The leading bakery retailer in the UK, with almost 1,700 retail shops throughout the country. I have a holding in my income portfolio (epic code: GRG).
Today Greggs issued a positive trading update - for the 2013 year total sales were up 3.8% and, although like-for-like (LFL) sales were down 0.8%, the fourth quarter showed an improving trend with LFL sales up 2.6%.
For the Christmas and New Year trading period (5 weeks to 4th January) total sales were up 4.8% and LFL sales up 3.1%.
Greggs continue to generate strong cash flow and they finished the year with a net cash balance of £24.6m, this compares to £12m at the interim stage and £19.4m at this time last year. It will be good to see the detail when they announce the full results on 26 February and also the decision on dividends; I would think that a continuation of their 28 year record of dividend increases is a strong possibility.
Management anticipate that full year results will be in line with their previous expectations.

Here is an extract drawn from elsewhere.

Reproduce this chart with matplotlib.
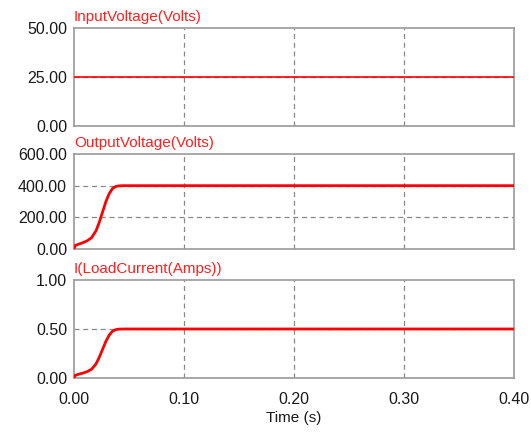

For 2014 they have stated that due to the structural changes they are making, about 300 people may leave the business and that these changes would result in one-off redundancy costs and asset impairment charges amounting to £9.0m, of which £8.0m would be a cash cost. Management anticipate that the ongoing benefit of the cost reduction would be £6.0m per year from mid-2015 and that, excluding the one-off costs, there would be a benefit in 2014 of £2.0m.
As previously indicated by management the costs of these structural changes are likely to constrain profit growth over the next two years; however they are confident that they are building a platform for sustainable long-term profitable growth. See my previous post here for a full analysis.
Greggs is a highly cash generative business with a good dividend paying record, that will remain in my income portfolio.